RULES

Flower farmers concerned over new regulations by EU

It wants farmers to reduce on amount of fertilizer and pesticides used

In Summary
  • The floriculture sector is the second foreign earner after tea
  • Naivasha has over 60 flower farms
Jack Kneppers the MD Maridadi flower farm examines roses in the green houses in the Naivasha based firm.
Flower production Jack Kneppers the MD Maridadi flower farm examines roses in the green houses in the Naivasha based firm.
Image: George Murage

The European Union has introduced new stringent measures that require farmers to reduce the number of fertilizers, pesticides, and water used in their line of production.

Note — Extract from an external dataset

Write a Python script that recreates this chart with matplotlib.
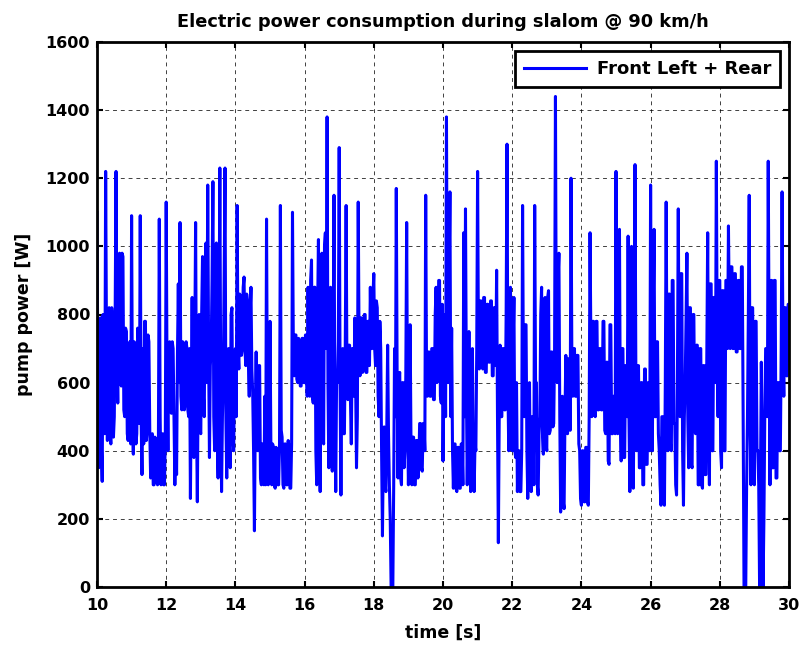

The new regulations have been termed as a threat to production with stakeholders warning that this would have adverse effects on quality and quantity.

According to the Kenya Flower Council (KFC), the new regulations posed a major challenge in dealing with pests and addressing the issue of the quality of flowers originating from the continent.

The council CEO Clement Tulezi noted that soil fertility in the region had dropped sharply and thus the requirement for fertilizers whose prices had shot up by three times.

He noted that the region had a high number of pests that would only be addressed through chemicals, adding that the regulations posed a major challenge to the farmers.

Tulezi noted that implementing all those directives would lead to a drop in the quality of the flowers and see a rise in the number of pests affecting flowers.

“We are concerned by the new regulations from the EU which direct farmers to reduce the amount of water, fertilizer, and chemicals that they are using,” he said.

In an interview, Tulezi said that the sector had fully recovered from Covid-19 challenges which had brought flower farming to its knees.

“The pandemic is no longer a challenge and we are now able to navigate through various countries unlike in the past when the movement for cargo was a major challenge,” he said.

He at the same time put the treasury on the spot for failing to pay tax refunds noting that this was adversely affecting small-scale farmers.

“Since December last year the government has not paid the tax refunds and this has negatively impacted the sector at a time when the cost of production has tripled,” he said.

Tulezi added that they were keenly studying the Finance bill which proposed to increase tax on some of the farm inputs.

“The government does not offer support to the flower sector as it does to other sectors like tea and coffee and this is affecting production,” he said.

One of the leading farmers in Naivasha Jack Kneppers admitted that high fuel and electricity charges coupled with rising freight prices remained a major challenge.

Kneppers, who is the owner of the Maridadi flower farm, noted that prices in the EU market had stagnated for years despite the rising cost of production.

“Many of the farmers are yet to fully recover from the pandemic and the situation has been worsened by the rising prices of fertilizer and other farm inputs,” he said.